++++ Supplied entries

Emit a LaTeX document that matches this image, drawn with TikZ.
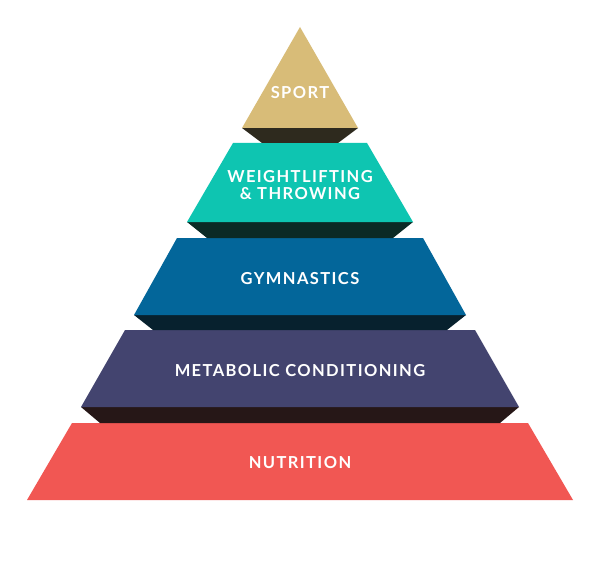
\documentclass[tikz,border=0pt]{standalone}
\usepackage{fontspec}
\setmainfont{Lato}
\newfontfamily\labfont[LetterSpace=8.5]{Lato}
\definecolor{gold}{HTML}{D8BC78}
\definecolor{goldshadow}{HTML}{2E2A1E}
\definecolor{teal}{HTML}{0EC5B1}
\definecolor{tealshadow}{HTML}{0B2A25}
\definecolor{blue}{HTML}{03669A}
\definecolor{blueshadow}{HTML}{07212E}
\definecolor{purple}{HTML}{43446F}
\definecolor{purpleshadow}{HTML}{261717}
\definecolor{red}{HTML}{F15753}
\begin{document}
\begin{tikzpicture}[x=1bp,y=-1bp,
  lab/.style={text=white,font=\labfont\bfseries\fontsize{16.5bp}{17bp}\selectfont,
    inner sep=0pt,anchor=base,align=center}]
\useasboundingbox (0,0) rectangle (600,577);
\fill[white] (0,0) rectangle (600,577);
% level 5: nutrition
\fill[red] (72,423) -- (528,423) -- (573,500) -- (27,500) -- cycle;
% level 4: metabolic conditioning
\fill[purpleshadow] (81,407) -- (519,407) -- (500,423) -- (100,423) -- cycle;
\fill[purple] (125,330) -- (475,330) -- (519,407) -- (81,407) -- cycle;
% level 3: gymnastics
\fill[blueshadow] (134,315) -- (466,315) -- (447,330) -- (153,330) -- cycle;
\fill[blue] (177,238) -- (423,238) -- (466,315) -- (134,315) -- cycle;
% level 2: weightlifting
\fill[tealshadow] (187,222) -- (413,222) -- (393,238) -- (207,238) -- cycle;
\fill[teal] (233,143) -- (367,143) -- (413,222) -- (187,222) -- cycle;
% level 1: sport
\fill[goldshadow] (242,128) -- (358,128) -- (338,143) -- (262,143) -- cycle;
\fill[gold] (300,27) -- (358,128) -- (242,128) -- cycle;
% labels
\node[lab] (sport) at (300,99) {SPORT};
\node[lab] (wl1) at (300,182) {WEIGHTLIFTING};
\node[lab] (wl2) at (300,199) {\&{} THROWING};
\node[lab] (gym) at (300,284) {GYMNASTICS};
\node[lab] (met) at (300,376) {METABOLIC CONDITIONING};
\node[lab] (nut) at (300,468) {NUTRITION};
\end{tikzpicture}
\end{document}
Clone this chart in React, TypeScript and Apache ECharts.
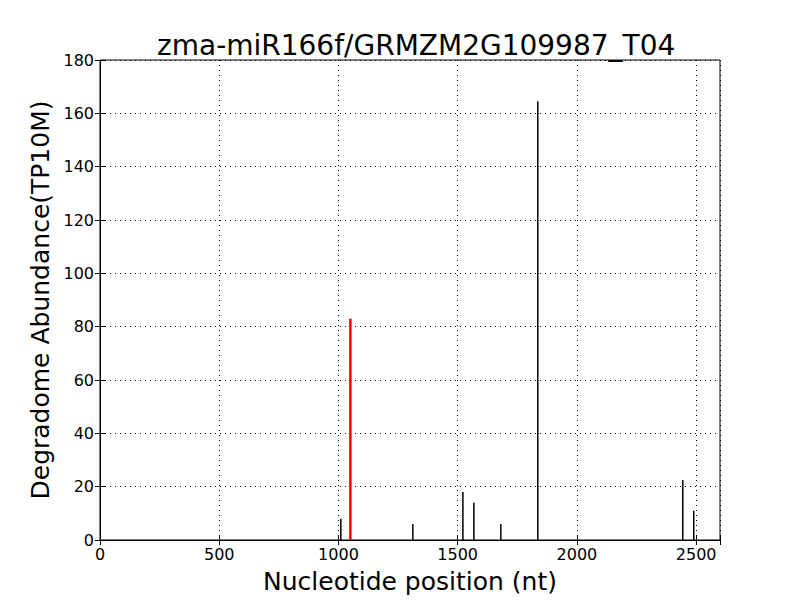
import React, { useEffect, useRef } from "react";
import * as echarts from "echarts";

const titleText = "zma-miR166f/GRMZM2G109987_T04";
const xAxisName = "Nucleotide position (nt)";
const yAxisName = "Degradome Abundance(TP10M)";

const blackPositions = [1012, 1314, 1524, 1570, 1683, 1838, 2446, 2492];
const blackValues = [8, 6, 18, 14, 6, 164.5, 22.5, 11];
const redPositions = [1050];
const redValues = [83];

const FONT = "DejaVu Sans";

export default function App() {
  const ref = useRef<HTMLDivElement>(null);
  useEffect(() => {
    if (!ref.current) return;
    const chart = echarts.init(ref.current, null, { renderer: "svg" });
    const tickLabel = { color: "#000", fontFamily: FONT, fontSize: 16 };
    chart.setOption({
      animation: false,
      backgroundColor: "#fff",
      title: {
        text: titleText,
        left: 152,
        top: 26,
        textStyle: { fontFamily: FONT, fontSize: 28, fontWeight: "normal", color: "#000" },
      },
      grid: {
        left: 100,
        right: 80,
        top: 60,
        bottom: 60,
        show: true,
        borderColor: "#000",
        borderWidth: 1,
        backgroundColor: "transparent",
      },
      xAxis: [
        {
          type: "value",
          min: 0,
          max: 2600,
          interval: 500,
          position: "bottom",
          name: xAxisName,
          nameLocation: "middle",
          nameGap: 29,
          nameTextStyle: { fontFamily: FONT, fontSize: 25, color: "#000" },
          axisLine: { show: true, onZero: false, lineStyle: { color: "#000" } },
          axisTick: { show: true, inside: true, length: 5, lineStyle: { color: "#000" } },
          axisLabel: {
            ...tickLabel,
            margin: 6,
            formatter: (v: number) => (v % 500 === 0 ? String(v) : ""),
          },
          splitLine: { show: true, lineStyle: { type: [1, 4], color: "#000", width: 1 } },
        },
        {
          type: "value",
          min: 0,
          max: 2600,
          interval: 500,
          position: "top",
          axisLine: { show: false },
          axisTick: { show: true, inside: true, length: 5, lineStyle: { color: "#000" } },
          axisLabel: { show: false },
          splitLine: { show: false },
        },
      ],
      yAxis: [
        {
          type: "value",
          min: 0,
          max: 180,
          interval: 20,
          position: "left",
          name: yAxisName,
          nameLocation: "middle",
          nameGap: 45,
          nameTextStyle: { fontFamily: FONT, fontSize: 25, color: "#000" },
          axisLine: { show: true, onZero: false, lineStyle: { color: "#000" } },
          axisTick: { show: true, inside: true, length: 5, lineStyle: { color: "#000" } },
          axisLabel: { ...tickLabel, margin: 6 },
          splitLine: { show: true, lineStyle: { type: [1, 4], color: "#000", width: 1 } },
        },
        {
          type: "value",
          min: 0,
          max: 180,
          interval: 20,
          position: "right",
          axisLine: { show: false },
          axisTick: { show: true, inside: true, length: 5, lineStyle: { color: "#000" } },
          axisLabel: { show: false },
          splitLine: { show: false },
        },
      ],
      series: [
        {
          type: "bar",
          xAxisIndex: 0,
          yAxisIndex: 0,
          barWidth: 1.5,
          barGap: "-100%",
          itemStyle: { color: "#000" },
          data: blackPositions.map((p, i) => [p, blackValues[i]]),
          z: 3,
        },
        {
          type: "bar",
          xAxisIndex: 0,
          yAxisIndex: 0,
          barWidth: 2.5,
          barGap: "-100%",
          itemStyle: { color: "#ff0000" },
          data: redPositions.map((p, i) => [p, redValues[i]]),
          z: 4,
        },
      ],
    });
    return () => chart.dispose();
  }, []);
  return <div ref={ref} style={{ width: 800, height: 600, position: "absolute", left: 0, top: 0 }} />;
}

++++++++

§ **Stated goal**
Each line of the material must be retyped exactly, except that images are omitted.

§ **Result of the exercise**
Emit a LaTeX document that matches this image, drawn with TikZ.
\documentclass[tikz,border=0pt]{standalone}
\usepackage{fontspec}
\setmainfont{Lato}
\newfontfamily\labfont[LetterSpace=8.5]{Lato}
\definecolor{gold}{HTML}{D8BC78}
\definecolor{goldshadow}{HTML}{2E2A1E}
\definecolor{teal}{HTML}{0EC5B1}
\definecolor{tealshadow}{HTML}{0B2A25}
\definecolor{blue}{HTML}{03669A}
\definecolor{blueshadow}{HTML}{07212E}
\definecolor{purple}{HTML}{43446F}
\definecolor{purpleshadow}{HTML}{261717}
\definecolor{red}{HTML}{F15753}
\begin{document}
\begin{tikzpicture}[x=1bp,y=-1bp,
  lab/.style={text=white,font=\labfont\bfseries\fontsize{16.5bp}{17bp}\selectfont,
    inner sep=0pt,anchor=base,align=center}]
\useasboundingbox (0,0) rectangle (600,577);
\fill[white] (0,0) rectangle (600,577);
% level 5: nutrition
\fill[red] (72,423) -- (528,423) -- (573,500) -- (27,500) -- cycle;
% level 4: metabolic conditioning
\fill[purpleshadow] (81,407) -- (519,407) -- (500,423) -- (100,423) -- cycle;
\fill[purple] (125,330) -- (475,330) -- (519,407) -- (81,407) -- cycle;
% level 3: gymnastics
\fill[blueshadow] (134,315) -- (466,315) -- (447,330) -- (153,330) -- cycle;
\fill[blue] (177,238) -- (423,238) -- (466,315) -- (134,315) -- cycle;
% level 2: weightlifting
\fill[tealshadow] (187,222) -- (413,222) -- (393,238) -- (207,238) -- cycle;
\fill[teal] (233,143) -- (367,143) -- (413,222) -- (187,222) -- cycle;
% level 1: sport
\fill[goldshadow] (242,128) -- (358,128) -- (338,143) -- (262,143) -- cycle;
\fill[gold] (300,27) -- (358,128) -- (242,128) -- cycle;
% labels
\node[lab] (sport) at (300,99) {SPORT};
\node[lab] (wl1) at (300,182) {WEIGHTLIFTING};
\node[lab] (wl2) at (300,199) {\&{} THROWING};
\node[lab] (gym) at (300,284) {GYMNASTICS};
\node[lab] (met) at (300,376) {METABOLIC CONDITIONING};
\node[lab] (nut) at (300,468) {NUTRITION};
\end{tikzpicture}
\end{document}
Clone this chart in React, TypeScript and Apache ECharts.
import React, { useEffect, useRef } from "react";
import * as echarts from "echarts";

const titleText = "zma-miR166f/GRMZM2G109987_T04";
const xAxisName = "Nucleotide position (nt)";
const yAxisName = "Degradome Abundance(TP10M)";

const blackPositions = [1012, 1314, 1524, 1570, 1683, 1838, 2446, 2492];
const blackValues = [8, 6, 18, 14, 6, 164.5, 22.5, 11];
const redPositions = [1050];
const redValues = [83];

const FONT = "DejaVu Sans";

export default function App() {
  const ref = useRef<HTMLDivElement>(null);
  useEffect(() => {
    if (!ref.current) return;
    const chart = echarts.init(ref.current, null, { renderer: "svg" });
    const tickLabel = { color: "#000", fontFamily: FONT, fontSize: 16 };
    chart.setOption({
      animation: false,
      backgroundColor: "#fff",
      title: {
        text: titleText,
        left: 152,
        top: 26,
        textStyle: { fontFamily: FONT, fontSize: 28, fontWeight: "normal", color: "#000" },
      },
      grid: {
        left: 100,
        right: 80,
        top: 60,
        bottom: 60,
        show: true,
        borderColor: "#000",
        borderWidth: 1,
        backgroundColor: "transparent",
      },
      xAxis: [
        {
          type: "value",
          min: 0,
          max: 2600,
          interval: 500,
          position: "bottom",
          name: xAxisName,
          nameLocation: "middle",
          nameGap: 29,
          nameTextStyle: { fontFamily: FONT, fontSize: 25, color: "#000" },
          axisLine: { show: true, onZero: false, lineStyle: { color: "#000" } },
          axisTick: { show: true, inside: true, length: 5, lineStyle: { color: "#000" } },
          axisLabel: {
            ...tickLabel,
            margin: 6,
            formatter: (v: number) => (v % 500 === 0 ? String(v) : ""),
          },
          splitLine: { show: true, lineStyle: { type: [1, 4], color: "#000", width: 1 } },
        },
        {
          type: "value",
          min: 0,
          max: 2600,
          interval: 500,
          position: "top",
          axisLine: { show: false },
          axisTick: { show: true, inside: true, length: 5, lineStyle: { color: "#000" } },
          axisLabel: { show: false },
          splitLine: { show: false },
        },
      ],
      yAxis: [
        {
          type: "value",
          min: 0,
          max: 180,
          interval: 20,
          position: "left",
          name: yAxisName,
          nameLocation: "middle",
          nameGap: 45,
          nameTextStyle: { fontFamily: FONT, fontSize: 25, color: "#000" },
          axisLine: { show: true, onZero: false, lineStyle: { color: "#000" } },
          axisTick: { show: true, inside: true, length: 5, lineStyle: { color: "#000" } },
          axisLabel: { ...tickLabel, margin: 6 },
          splitLine: { show: true, lineStyle: { type: [1, 4], color: "#000", width: 1 } },
        },
        {
          type: "value",
          min: 0,
          max: 180,
          interval: 20,
          position: "right",
          axisLine: { show: false },
          axisTick: { show: true, inside: true, length: 5, lineStyle: { color: "#000" } },
          axisLabel: { show: false },
          splitLine: { show: false },
        },
      ],
      series: [
        {
          type: "bar",
          xAxisIndex: 0,
          yAxisIndex: 0,
          barWidth: 1.5,
          barGap: "-100%",
          itemStyle: { color: "#000" },
          data: blackPositions.map((p, i) => [p, blackValues[i]]),
          z: 3,
        },
        {
          type: "bar",
          xAxisIndex: 0,
          yAxisIndex: 0,
          barWidth: 2.5,
          barGap: "-100%",
          itemStyle: { color: "#ff0000" },
          data: redPositions.map((p, i) => [p, redValues[i]]),
          z: 4,
        },
      ],
    });
    return () => chart.dispose();
  }, []);
  return <div ref={ref} style={{ width: 800, height: 600, position: "absolute", left: 0, top: 0 }} />;
}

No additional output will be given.